* WRITTEN INSTRUCTION
Wherever a line below holds the word "matplotlib", copy that line.

### GIVEN DATA

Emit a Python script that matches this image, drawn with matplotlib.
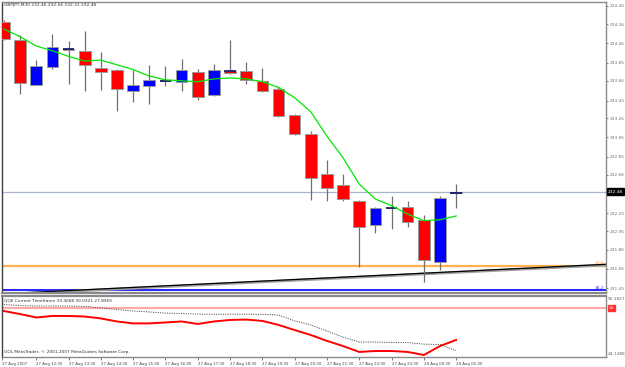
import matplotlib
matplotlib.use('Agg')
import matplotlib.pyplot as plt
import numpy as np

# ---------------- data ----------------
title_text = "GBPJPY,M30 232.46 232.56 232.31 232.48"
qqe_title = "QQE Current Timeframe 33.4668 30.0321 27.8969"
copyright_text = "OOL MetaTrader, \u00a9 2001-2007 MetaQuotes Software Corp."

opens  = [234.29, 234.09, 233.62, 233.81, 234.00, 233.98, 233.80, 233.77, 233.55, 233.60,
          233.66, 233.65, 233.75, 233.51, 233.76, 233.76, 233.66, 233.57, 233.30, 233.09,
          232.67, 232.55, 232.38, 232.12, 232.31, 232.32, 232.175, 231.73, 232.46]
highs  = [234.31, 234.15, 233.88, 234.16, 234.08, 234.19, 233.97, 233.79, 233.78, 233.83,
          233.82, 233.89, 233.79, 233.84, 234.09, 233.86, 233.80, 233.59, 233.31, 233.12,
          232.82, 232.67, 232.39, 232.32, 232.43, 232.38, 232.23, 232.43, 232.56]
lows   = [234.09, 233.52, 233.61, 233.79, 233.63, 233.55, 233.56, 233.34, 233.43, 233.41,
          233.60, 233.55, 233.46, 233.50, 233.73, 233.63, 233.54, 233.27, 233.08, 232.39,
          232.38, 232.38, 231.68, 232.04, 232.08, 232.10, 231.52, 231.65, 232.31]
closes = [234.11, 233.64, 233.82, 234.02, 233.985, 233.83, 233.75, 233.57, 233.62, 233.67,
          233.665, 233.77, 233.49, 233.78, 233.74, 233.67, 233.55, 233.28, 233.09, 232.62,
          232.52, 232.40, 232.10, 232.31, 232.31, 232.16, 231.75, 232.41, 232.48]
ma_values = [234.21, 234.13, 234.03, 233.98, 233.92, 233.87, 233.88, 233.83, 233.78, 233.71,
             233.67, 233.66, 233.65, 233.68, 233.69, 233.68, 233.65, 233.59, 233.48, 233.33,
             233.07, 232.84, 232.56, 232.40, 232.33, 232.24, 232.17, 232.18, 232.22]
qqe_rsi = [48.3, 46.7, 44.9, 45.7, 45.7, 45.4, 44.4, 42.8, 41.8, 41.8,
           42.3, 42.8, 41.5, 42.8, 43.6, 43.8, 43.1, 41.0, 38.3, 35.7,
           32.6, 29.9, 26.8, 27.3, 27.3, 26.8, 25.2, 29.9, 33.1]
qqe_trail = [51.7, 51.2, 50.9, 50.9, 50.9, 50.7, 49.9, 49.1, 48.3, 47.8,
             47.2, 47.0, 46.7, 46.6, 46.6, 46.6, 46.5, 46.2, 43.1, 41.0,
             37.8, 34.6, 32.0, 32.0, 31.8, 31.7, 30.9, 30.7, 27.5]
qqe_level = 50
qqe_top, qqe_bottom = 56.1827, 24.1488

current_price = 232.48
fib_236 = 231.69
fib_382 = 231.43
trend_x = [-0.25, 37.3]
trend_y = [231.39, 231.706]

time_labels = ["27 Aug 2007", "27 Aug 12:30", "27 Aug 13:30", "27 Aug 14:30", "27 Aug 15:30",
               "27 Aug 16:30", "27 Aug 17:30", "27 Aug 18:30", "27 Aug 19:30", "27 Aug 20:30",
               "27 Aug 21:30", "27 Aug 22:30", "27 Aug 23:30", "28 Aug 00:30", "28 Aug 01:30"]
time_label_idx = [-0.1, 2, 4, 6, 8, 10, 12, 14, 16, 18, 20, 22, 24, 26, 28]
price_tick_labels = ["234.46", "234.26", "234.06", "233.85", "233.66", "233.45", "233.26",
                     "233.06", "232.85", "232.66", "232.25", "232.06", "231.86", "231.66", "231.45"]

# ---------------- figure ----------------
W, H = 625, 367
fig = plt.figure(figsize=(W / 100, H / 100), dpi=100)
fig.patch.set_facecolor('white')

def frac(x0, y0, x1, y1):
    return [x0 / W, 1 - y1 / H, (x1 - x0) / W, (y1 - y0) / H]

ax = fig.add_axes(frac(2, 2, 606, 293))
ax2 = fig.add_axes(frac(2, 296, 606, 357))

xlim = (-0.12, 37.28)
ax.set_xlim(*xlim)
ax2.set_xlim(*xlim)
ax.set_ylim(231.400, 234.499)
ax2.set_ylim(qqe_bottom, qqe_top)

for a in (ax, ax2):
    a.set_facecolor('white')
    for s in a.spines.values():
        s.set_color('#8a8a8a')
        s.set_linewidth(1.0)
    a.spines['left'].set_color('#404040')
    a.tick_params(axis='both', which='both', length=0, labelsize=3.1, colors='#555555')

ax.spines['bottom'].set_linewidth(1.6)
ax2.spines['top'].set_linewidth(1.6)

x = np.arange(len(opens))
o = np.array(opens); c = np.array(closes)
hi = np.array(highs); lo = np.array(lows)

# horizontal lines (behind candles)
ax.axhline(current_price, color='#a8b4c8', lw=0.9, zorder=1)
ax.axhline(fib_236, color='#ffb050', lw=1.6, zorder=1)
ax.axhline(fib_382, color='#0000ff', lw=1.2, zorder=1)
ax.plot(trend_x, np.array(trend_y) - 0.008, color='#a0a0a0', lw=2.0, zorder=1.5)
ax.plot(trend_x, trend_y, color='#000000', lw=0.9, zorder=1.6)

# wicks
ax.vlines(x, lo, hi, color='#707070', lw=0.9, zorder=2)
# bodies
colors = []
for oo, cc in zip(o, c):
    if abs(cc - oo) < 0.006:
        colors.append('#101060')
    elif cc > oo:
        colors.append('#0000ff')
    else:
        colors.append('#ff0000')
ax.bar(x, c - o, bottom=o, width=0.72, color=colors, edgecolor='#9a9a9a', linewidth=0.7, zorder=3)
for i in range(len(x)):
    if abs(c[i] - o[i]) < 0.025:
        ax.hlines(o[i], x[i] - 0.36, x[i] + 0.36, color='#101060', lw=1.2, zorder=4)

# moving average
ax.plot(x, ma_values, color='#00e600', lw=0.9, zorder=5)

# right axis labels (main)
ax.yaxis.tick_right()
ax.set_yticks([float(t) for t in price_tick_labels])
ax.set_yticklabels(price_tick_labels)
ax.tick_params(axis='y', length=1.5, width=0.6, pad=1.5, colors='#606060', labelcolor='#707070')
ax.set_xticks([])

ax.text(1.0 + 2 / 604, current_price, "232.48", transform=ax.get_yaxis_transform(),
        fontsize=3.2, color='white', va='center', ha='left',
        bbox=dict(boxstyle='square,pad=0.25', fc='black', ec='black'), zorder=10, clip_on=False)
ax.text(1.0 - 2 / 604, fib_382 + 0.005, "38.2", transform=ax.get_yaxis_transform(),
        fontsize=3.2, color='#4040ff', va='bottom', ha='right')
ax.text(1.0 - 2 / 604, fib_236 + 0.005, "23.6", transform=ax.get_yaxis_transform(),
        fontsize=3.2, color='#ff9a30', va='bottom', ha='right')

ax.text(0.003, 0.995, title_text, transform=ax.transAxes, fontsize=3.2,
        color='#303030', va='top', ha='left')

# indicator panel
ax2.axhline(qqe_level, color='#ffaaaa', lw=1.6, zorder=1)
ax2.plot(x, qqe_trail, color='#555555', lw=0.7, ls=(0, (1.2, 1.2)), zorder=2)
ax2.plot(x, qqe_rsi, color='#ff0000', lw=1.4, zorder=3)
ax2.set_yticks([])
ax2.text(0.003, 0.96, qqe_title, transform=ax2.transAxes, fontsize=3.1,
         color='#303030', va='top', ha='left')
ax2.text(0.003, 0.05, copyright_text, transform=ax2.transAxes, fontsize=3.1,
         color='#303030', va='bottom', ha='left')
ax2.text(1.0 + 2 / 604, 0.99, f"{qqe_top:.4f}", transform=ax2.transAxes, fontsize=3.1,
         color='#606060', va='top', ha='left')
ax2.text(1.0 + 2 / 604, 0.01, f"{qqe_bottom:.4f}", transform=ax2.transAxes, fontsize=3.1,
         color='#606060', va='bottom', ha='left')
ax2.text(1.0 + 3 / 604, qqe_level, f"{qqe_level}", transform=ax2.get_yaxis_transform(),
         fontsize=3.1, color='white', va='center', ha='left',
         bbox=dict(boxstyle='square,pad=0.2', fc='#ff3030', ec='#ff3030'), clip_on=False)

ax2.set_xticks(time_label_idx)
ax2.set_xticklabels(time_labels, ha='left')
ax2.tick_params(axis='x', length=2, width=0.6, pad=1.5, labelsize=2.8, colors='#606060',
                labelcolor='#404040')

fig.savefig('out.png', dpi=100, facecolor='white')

######

* RIGHT ANSWER
Emit a Python script that matches this image, drawn with matplotlib.
import matplotlib
matplotlib.use('Agg')
import matplotlib.pyplot as plt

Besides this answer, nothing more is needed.